Photography’s unique capacity is to arrest time and the photographer’s job is to know when to click the shutter, as Janet Malcolm observed in Diana and Nikon (1980). Chance, however, also can play a significant role in the resolution of a photograph. Robin Kelsey’s Photography and the Art of Chance (2015) looks at this proposition in great detail. But as much it might seem to open the door, Hutchinson’s one-minute rule constrained chance and, to a greater degree, spontaneity. “Even if you saw a perfect picture happen in front of you, the one-picture-a-minute rule would make it impossible to be spontaneous,” he says. “A photographer has to ask continuously if it’s time yet to make a picture, both for those things that happen too fast and those that happen too slowly. There was a sense of determinism that replaced spontaneity.” Chance presented itself in the opportunities that appeared in front of him. Could he make a good photograph? Which ones would he miss because of the one-minute rule? How many shots would he take simply because of it?

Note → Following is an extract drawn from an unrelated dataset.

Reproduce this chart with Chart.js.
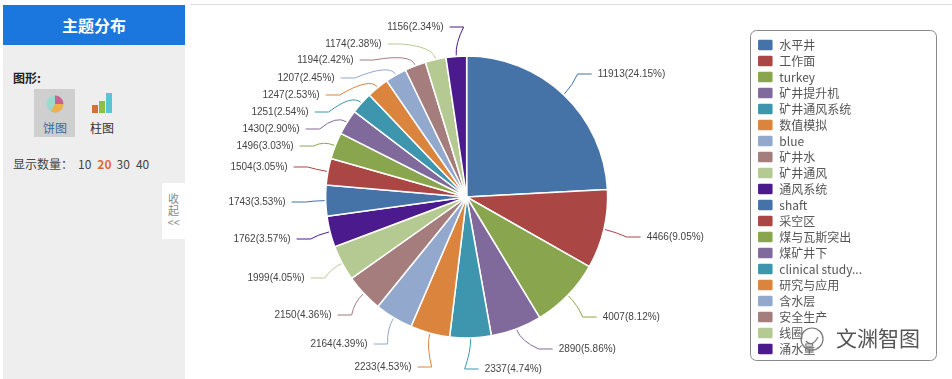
<!DOCTYPE html>
<html lang="zh">
<head>
    <meta charset="UTF-8">
    <title>主题分布</title>
    <script src="https://cdn.jsdelivr.net/npm/chart.js"></script>
    <style>
        html, body { margin: 0; padding: 0; background: #fff; overflow: hidden; }
        body { width: 952px; height: 379px; position: relative; font-family: "Noto Sans CJK SC", sans-serif; color: #444; }
        #topLine { position: absolute; left: 190px; right: 0; top: 4px; height: 1px; background: #ddd; }
        #sidebar { position: absolute; left: 3px; top: 5px; width: 182px; height: 374px; background: #eeeeee; }
        #sideTitle { height: 40px; line-height: 40px; background: #1b76dd; color: #fff; font-size: 16px; font-weight: bold; text-align: center; }
        .abs { position: absolute; white-space: nowrap; }
        #chartType { left: 10px; top: 64px; font-size: 12px; font-weight: bold; color: #222; }
        #pieBtn { left: 31px; top: 84px; width: 41px; height: 48px; background: #cfcfcf; }
        #pieText { left: 40px; top: 114px; font-size: 12px; color: #3d6aa0; }
        #barText { left: 87px; top: 114px; font-size: 12px; color: #333; }
        #countRow { left: 10px; top: 150px; font-size: 12px; color: #444; }
        #countRow b { color: #e4683a; }
        #countRow span { display: inline-block; width: 19.3px; }
        #countRow .first { width: auto; margin-right: 5px; }
        #collapse { left: 159px; top: 178px; width: 23px; height: 56px; background: #fff; font-size: 11px; color: #888; text-align: center; line-height: 12px; padding-top: 9px; box-sizing: border-box; }
        canvas { position: absolute; left: 0; top: 0; }
        #mark { position: absolute; left: 836px; top: 322px; font-size: 21px; color: #555; text-shadow: 0 0 3px #fff, 0 0 3px #fff, 0 0 3px #fff; }
        #markIcon { position: absolute; left: 797px; top: 324px; }
    </style>
</head>
<body>

    <div id="topLine"></div>
    <div id="sidebar">
        <div id="sideTitle">主题分布</div>
        <div class="abs" id="chartType">图形:</div>
        <div class="abs" id="pieBtn"></div>
        <svg class="abs" style="left:42px;top:89px" width="20" height="20" viewBox="0 0 20 20">
            <circle cx="10" cy="10" r="8.5" fill="#9fd8cf"/>
            <path d="M10 10 L10 1.5 A8.5 8.5 0 0 1 18.5 10 Z" fill="#c9628e"/>
            <path d="M10 10 L18.5 10 A8.5 8.5 0 0 1 6 17.5 Z" fill="#eeb04a"/>
        </svg>
        <svg class="abs" style="left:88px;top:86px" width="24" height="23" viewBox="0 0 24 23">
            <rect x="1" y="14" width="6" height="8" fill="#d4703a"/>
            <rect x="8" y="10" width="6" height="12" fill="#8cbf45"/>
            <rect x="15" y="2" width="6" height="20" fill="#57c5d4"/>
        </svg>
        <div class="abs" id="pieText">饼图</div>
        <div class="abs" id="barText">柱图</div>
        <div class="abs" id="countRow"><span class="first">显示数量：</span><span>10</span><span><b>20</b></span><span>30</span><span>40</span></div>
        <div class="abs" id="collapse">收<br>起<br>&lt;&lt;</div>
    </div>

    <canvas id="pieChart" width="952" height="379"></canvas>

    <svg id="markIcon" width="30" height="30" viewBox="0 0 30 30">
        <circle cx="15" cy="15" r="11" fill="none" stroke="#777" stroke-width="1.2"/>
        <path d="M9 17 Q15 24 21 13" fill="none" stroke="#777" stroke-width="1.2"/>
    </svg>
    <div id="mark">文渊智图</div>

    <script>
        const categories = ['水平井', '工作面', 'turkey', '矿井提升机', '矿井通风系统', '数值模拟', 'blue', '矿井水', '矿井通风', '通风系统',
            'shaft', '采空区', '煤与瓦斯突出', '煤矿井下', 'clinical study...', '研究与应用', '含水层', '安全生产', '线圈', '涌水量'];
        const values = [11913, 4466, 4007, 2890, 2337, 2233, 2164, 2150, 1999, 1762,
            1743, 1504, 1496, 1430, 1251, 1247, 1207, 1194, 1174, 1156];
        const colors = ['#4572a7', '#aa4643', '#89a54e', '#80699b', '#3d96ae', '#db843d', '#92a8cd', '#a47d7c', '#b5ca92', '#4b1a8c',
            '#4572a7', '#aa4643', '#89a54e', '#80699b', '#3d96ae', '#db843d', '#92a8cd', '#a47d7c', '#b5ca92', '#4b1a8c'];

        // where each label text sits, relative to the pie centre
        const labelSpots = [[131, -123], [180, 40], [136, 120], [92, 152], [18, 172], [-55, 170], [-99, 147], [-135, 118], [-162, 81], [-176, 42],
            [-181, 5], [-179, -30], [-173, -51], [-167, -68], [-158, -85], [-147, -102], [-132, -119], [-113, -137], [-85, -153], [-23, -170]];

        const total = values.reduce((a, b) => a + b, 0);

        // Leader lines and value labels
        const sliceLabels = {
            id: 'sliceLabels',
            afterDatasetsDraw(chart) {
                const ctx = chart.ctx;
                ctx.save();
                ctx.font = '10px "Liberation Sans", Arial, sans-serif';
                ctx.textBaseline = 'middle';
                chart.getDatasetMeta(0).data.forEach((arc, i) => {
                    const mid = (arc.startAngle + arc.endAngle) / 2;
                    const cos = Math.cos(mid), sin = Math.sin(mid);
                    const r = arc.outerRadius;
                    const right = labelSpots[i][0] > 0;
                    const dir = right ? 1 : -1;
                    const lx = arc.x + labelSpots[i][0];
                    const ly = arc.y + labelSpots[i][1];
                    const endX = lx - dir * 6;

                    ctx.strokeStyle = colors[i];
                    ctx.lineWidth = 1;
                    ctx.beginPath();
                    ctx.moveTo(arc.x + cos * (r + 1), arc.y + sin * (r + 1));
                    ctx.quadraticCurveTo(arc.x + cos * (r + 13), arc.y + sin * (r + 13), endX - dir * 14, ly);
                    ctx.lineTo(endX, ly);
                    ctx.stroke();

                    ctx.fillStyle = '#444';
                    ctx.textAlign = right ? 'left' : 'right';
                    ctx.fillText(values[i] + '(' + (values[i] / total * 100).toFixed(2) + '%)', lx, ly);
                });
                ctx.restore();
            }
        };

        // Rounded frame round the legend
        const legendFrame = {
            id: 'legendFrame',
            beforeDraw(chart) {
                const ctx = chart.ctx;
                ctx.save();
                ctx.strokeStyle = '#888';
                ctx.lineWidth = 1;
                ctx.beginPath();
                ctx.roundRect(750.5, 30.5, 186, 330, 6);
                ctx.stroke();
                ctx.restore();
            }
        };

        new Chart(document.getElementById('pieChart'), {
            type: 'pie',
            data: {
                labels: categories,
                datasets: [{
                    data: values,
                    backgroundColor: colors,
                    borderColor: '#fff',
                    borderWidth: 1.5,
                    radius: 141
                }]
            },
            options: {
                responsive: false,
                animation: false,
                layout: { padding: { left: 180, top: 15, right: 80 } },
                plugins: {
                    tooltip: { enabled: false },
                    legend: {
                        position: 'right',
                        labels: {
                            boxWidth: 16,
                            boxHeight: 12,
                            padding: 4,
                            color: '#555',
                            useBorderRadius: true,
                            borderRadius: 2,
                            font: { family: '"Noto Sans CJK SC", sans-serif', size: 12, lineHeight: 1 }
                        }
                    }
                }
            },
            plugins: [legendFrame, sliceLabels]
        });
    </script>

</body>
</html>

Relying on his experience and knowledge of the medium, Hutchinson worked that day with remarkable verve and consistency. The photographic sequences in the exhibition “The Last Longest Day” are presented as units of time, from one photograph (representing one minute) to a grid of 60 photographs (representing one hour). All of the groups are unedited consecutive shots. Although Calvino inspired the idea for the project, it became pressing when Hutchinson realized that he had begun to look at everything for its potential as a photograph and the perfect day, the last longest day of the year and of the millennium, arrived. Had 25 years of taking photographs changed his vision of the world? Yes, it was bound to. The project offered an additional proof. All photographs, however and wherever they are produced, are made not captured, as the standard way of talking about photography suggests. There is nothing natural or unmediated about them. Hutchinson constructed the photographs in “The Last Longest Day” in that narrow space between “the reality that is photographed because it seems beautiful to us and the reality that seems beautiful because it has been photographed.” Nonetheless, he says, “The potential for beauty doesn’t rely on anything special occurring in front of you. It’s something you make.”